Die Reaktionen in Israel waren stürmisch, sagt Bartana: Polnischstämmige Juden weinten, als sie die Sprache ihrer Kindheit hörten. Andere waren fassungslos: "Willst du uns zurück in die Gaskammer schicken?" Und dann gab es noch eine Lesart, politischer, aktueller: "Wenn die Juden nach Polen zurückkehren, müssten dann nicht die Palästinenser nach Israel zurückkehren dürfen?", fragt Bartana. Ihre Antwort: "Ja, das müssten sie."
"Redemption Now" ist die erste Ausstellung der neuen Museumsdirektorin Hetty Berg, geplant lange bevor sie ihren Posten antrat, nun aber ein künstlerischer und intellektueller Coup.

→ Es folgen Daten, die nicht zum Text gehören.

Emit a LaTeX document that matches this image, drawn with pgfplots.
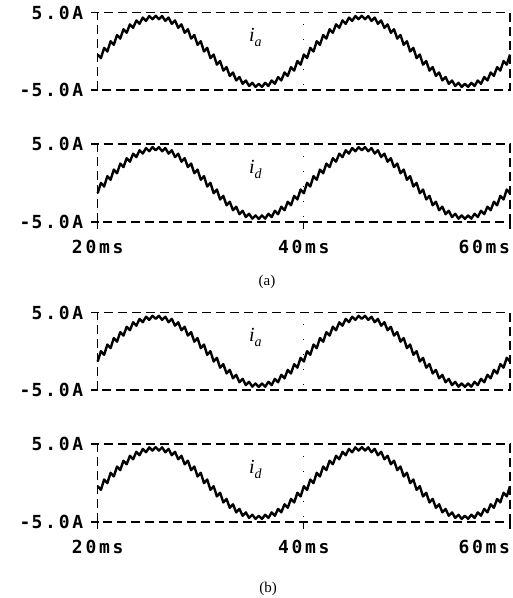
\documentclass[border=0pt]{standalone}
\usepackage{pgfplots}
\pgfplotsset{compat=1.18}
\usepackage{pgfplotstable}
\usepackage{fontspec}
\setmainfont{Liberation Serif}
\newfontfamily\pixfont{DejaVu Sans Mono}[LetterSpace=15]
\pgfplotstableread{
t ia id
20 -0.41 -1.31
20.3125 -0.88 0.02
20.625 0.45 -0.45
20.9375 -0.02 0.88
21.25 1.31 0.41
21.5625 0.84 1.72
21.875 2.11 1.25
22.1875 1.65 2.49
22.5 2.86 2.04
22.8125 2.40 3.18
23.125 3.49 2.73
23.4375 3.04 3.76
23.75 4.00 3.32
24.0625 3.56 4.20
24.375 4.37 3.77
24.6875 3.94 4.48
25 4.57 4.07
25.3125 4.16 4.60
25.625 4.60 4.20
25.9375 4.16 4.60
26.25 4.57 4.07
26.5625 3.94 4.48
26.875 4.37 3.77
27.1875 3.56 4.20
27.5 4.00 3.32
27.8125 3.04 3.76
28.125 3.49 2.73
28.4375 2.40 3.18
28.75 2.86 2.04
29.0625 1.65 2.49
29.375 2.11 1.25
29.6875 0.84 1.72
30 1.31 0.41
30.3125 -0.02 0.88
30.625 0.45 -0.45
30.9375 -0.88 0.02
31.25 -0.41 -1.31
31.5625 -1.72 -0.84
31.875 -1.25 -2.11
32.1875 -2.49 -1.65
32.5 -2.04 -2.86
32.8125 -3.18 -2.40
33.125 -2.73 -3.49
33.4375 -3.76 -3.04
33.75 -3.32 -4.00
34.0625 -4.20 -3.56
34.375 -3.77 -4.37
34.6875 -4.48 -3.94
35 -4.07 -4.57
35.3125 -4.60 -4.16
35.625 -4.20 -4.60
35.9375 -4.60 -4.16
36.25 -4.07 -4.57
36.5625 -4.48 -3.94
36.875 -3.77 -4.37
37.1875 -4.20 -3.56
37.5 -3.32 -4.00
37.8125 -3.76 -3.04
38.125 -2.73 -3.49
38.4375 -3.18 -2.40
38.75 -2.04 -2.86
39.0625 -2.49 -1.65
39.375 -1.25 -2.11
39.6875 -1.72 -0.84
40 -0.41 -1.31
40.3125 -0.88 0.02
40.625 0.45 -0.45
40.9375 -0.02 0.88
41.25 1.31 0.41
41.5625 0.84 1.72
41.875 2.11 1.25
42.1875 1.65 2.49
42.5 2.86 2.04
42.8125 2.40 3.18
43.125 3.49 2.73
43.4375 3.04 3.76
43.75 4.00 3.32
44.0625 3.56 4.20
44.375 4.37 3.77
44.6875 3.94 4.48
45 4.57 4.07
45.3125 4.16 4.60
45.625 4.60 4.20
45.9375 4.16 4.60
46.25 4.57 4.07
46.5625 3.94 4.48
46.875 4.37 3.77
47.1875 3.56 4.20
47.5 4.00 3.32
47.8125 3.04 3.76
48.125 3.49 2.73
48.4375 2.40 3.18
48.75 2.86 2.04
49.0625 1.65 2.49
49.375 2.11 1.25
49.6875 0.84 1.72
50 1.31 0.41
50.3125 -0.02 0.88
50.625 0.45 -0.45
50.9375 -0.88 0.02
51.25 -0.41 -1.31
51.5625 -1.72 -0.84
51.875 -1.25 -2.11
52.1875 -2.49 -1.65
52.5 -2.04 -2.86
52.8125 -3.18 -2.40
53.125 -2.73 -3.49
53.4375 -3.76 -3.04
53.75 -3.32 -4.00
54.0625 -4.20 -3.56
54.375 -3.77 -4.37
54.6875 -4.48 -3.94
55 -4.07 -4.57
55.3125 -4.60 -4.16
55.625 -4.20 -4.60
55.9375 -4.60 -4.16
56.25 -4.07 -4.57
56.5625 -4.48 -3.94
56.875 -3.77 -4.37
57.1875 -4.20 -3.56
57.5 -3.32 -4.00
57.8125 -3.76 -3.04
58.125 -2.73 -3.49
58.4375 -3.18 -2.40
58.75 -2.04 -2.86
59.0625 -2.49 -1.65
59.375 -1.25 -2.11
59.6875 -1.72 -0.84
60 -0.41 -1.31
}\wave
\pgfplotsset{
  panel/.style={
    scale only axis, width=412.3pt, anchor=north west,
    xmin=20, xmax=60, ymin=-5, ymax=5,
    axis line style={black, line width=1.4pt, dash pattern=on 9pt off 5pt},
    ytick={-5,5}, yticklabels={\makebox[13.5pt][c]{-}5.0A,5.0A},
    ytick pos=left, xtick pos=bottom,
    tick align=outside, major tick length=7pt,
    tick style={black, solid, line width=1.3pt},
    ticklabel style={font=\pixfont\bfseries\fontsize{18}{18}\selectfont},
    yticklabel style={xshift=-4pt},
    xticklabel style={yshift=-8pt},
    clip=false,
  },
  toppanel/.style={panel, height=77.3pt, xtick=\empty},
  botpanel/.style={panel, height=78pt, xtick={20,40,60},
    xticklabels={20ms,40ms,\makebox[0pt][r]{60ms}}},
  trace/.style={black, line width=2.4pt, line join=round, no marks},
}
\newcommand{\gridforty}{\draw[black, line width=1pt, dash pattern=on 1pt off 14pt] (axis cs:40,-4.3) -- (axis cs:40,5);}
\newcommand{\curlab}[1]{\fontsize{20}{20}\selectfont\itshape i\raisebox{-5pt}{\fontsize{14}{14}\selectfont #1}}
\begin{document}
\begin{tikzpicture}
\useasboundingbox (0,0) rectangle (513pt,598pt);
% (a) i_a
\begin{axis}[toppanel, at={(97.7pt,585.3pt)}]
\addplot[trace] table[x=t, y=ia] {\wave};
\gridforty
\node at (axis cs:35.3,1.8) {\curlab{a}};
\end{axis}
% (a) i_d
\begin{axis}[botpanel, at={(97.7pt,454pt)}]
\addplot[trace] table[x=t, y=id] {\wave};
\gridforty
\node at (axis cs:35.3,1.8) {\curlab{d}};
\end{axis}
\node[font=\fontsize{15}{15}\selectfont] at (267pt,316.3pt) {(a)};
% (b) i_a
\begin{axis}[toppanel, at={(97.7pt,285.3pt)}]
\addplot[trace] table[x=t, y=id] {\wave};
\gridforty
\node at (axis cs:35.3,1.8) {\curlab{a}};
\end{axis}
% (b) i_d
\begin{axis}[botpanel, at={(97.7pt,154pt)}]
\addplot[trace] table[x=t, y=ia] {\wave};
\gridforty
\node at (axis cs:35.3,1.8) {\curlab{d}};
\end{axis}
\node[font=\fontsize{15}{15}\selectfont] at (268pt,9pt) {(b)};
\end{tikzpicture}
\end{document}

Man findet die Fotos von Herzl als Bartana wieder, auch ein Video mit dem Titel "Trembling Time". Es zeigt in Zeitlupe den einfrierenden Verkehr während der Schweigeminute für die israelischen Kriegsgefallenen. Bartana hat zionistische Jubelbilder aus den Dreißigerjahren mit Arabern nachgestellt und eine israelische Friedensdemonstration als antikes Relief gefilmt. Je länger man durch die Schau streift, umso erfrischender, ja, tatsächlich auch erlösender wirkt die Formbarkeit von historischen Utopien und historischen Erzählungen. Neben diesem angenehmen Eindruck aber zeigt sich ein Dilemma, das Bartana weder anspricht noch auflöst: Es ist die beißende Frage, ob ausgerechnet die Deutschen einen Anspruch auf diese Art von Erlösung von ihrer Geschichte haben.
Yael Bartana: Redemption Now. Jüdisches Museum, Berlin . Bis 10. Oktober. Der Katalog kostet 42 Euro.